Cancer Hospitals Study Yields 'Confusing' Findings
Researchers investigating outcomes at accredited and non-accredited cancer hospitals arrive at "murky" conclusions, which may indicate problems with the way the quality of care is measured.
Karl Y. Bilimoria, MD
An Oncology Surgeon at Northwestern University
As might be expected, accredited cancer centers perform better on public process measures and patient experience than non-accredited hospitals. But they performed worse on most of 10 outcome measures such as rates of hospital-acquired infections.
That's the conclusion from a paper published in the June issue of the Annals of Surgery by Karl Y. Bilimoria, MD, an oncology surgeon at Northwestern University in Chicago and his colleagues. He says the inconsistent and surprising conclusions may indicate problems with the way the quality of care at cancer hospitals is measured.
Bilimoria looked at data from the 1,168 hospitals with accreditation from the National Cancer Institute or the Commission on Cancer and 2,395 non-accredited hospitals.

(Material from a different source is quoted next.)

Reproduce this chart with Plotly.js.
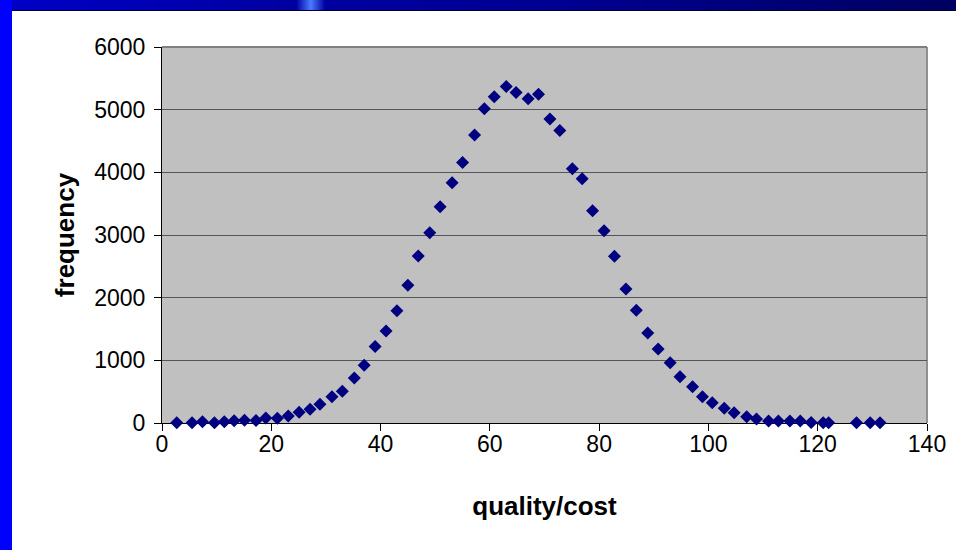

"Most of us would agree that it's the outcomes that are the bottom line in healthcare. The one thing we really need to assure is that it is the best in hospitals where we choose to get care. But it didn't work that way for [these cancer accredited] hospitals. It was confusing to us," he says.
Bilimoria adds that the conclusions from the paper make the issue "murky and it's hard for patients to figure out what's going on. If they look at an NCI-designated cancer center, they see good process measure performance, and then bad outcomes, and that really isn't helpful."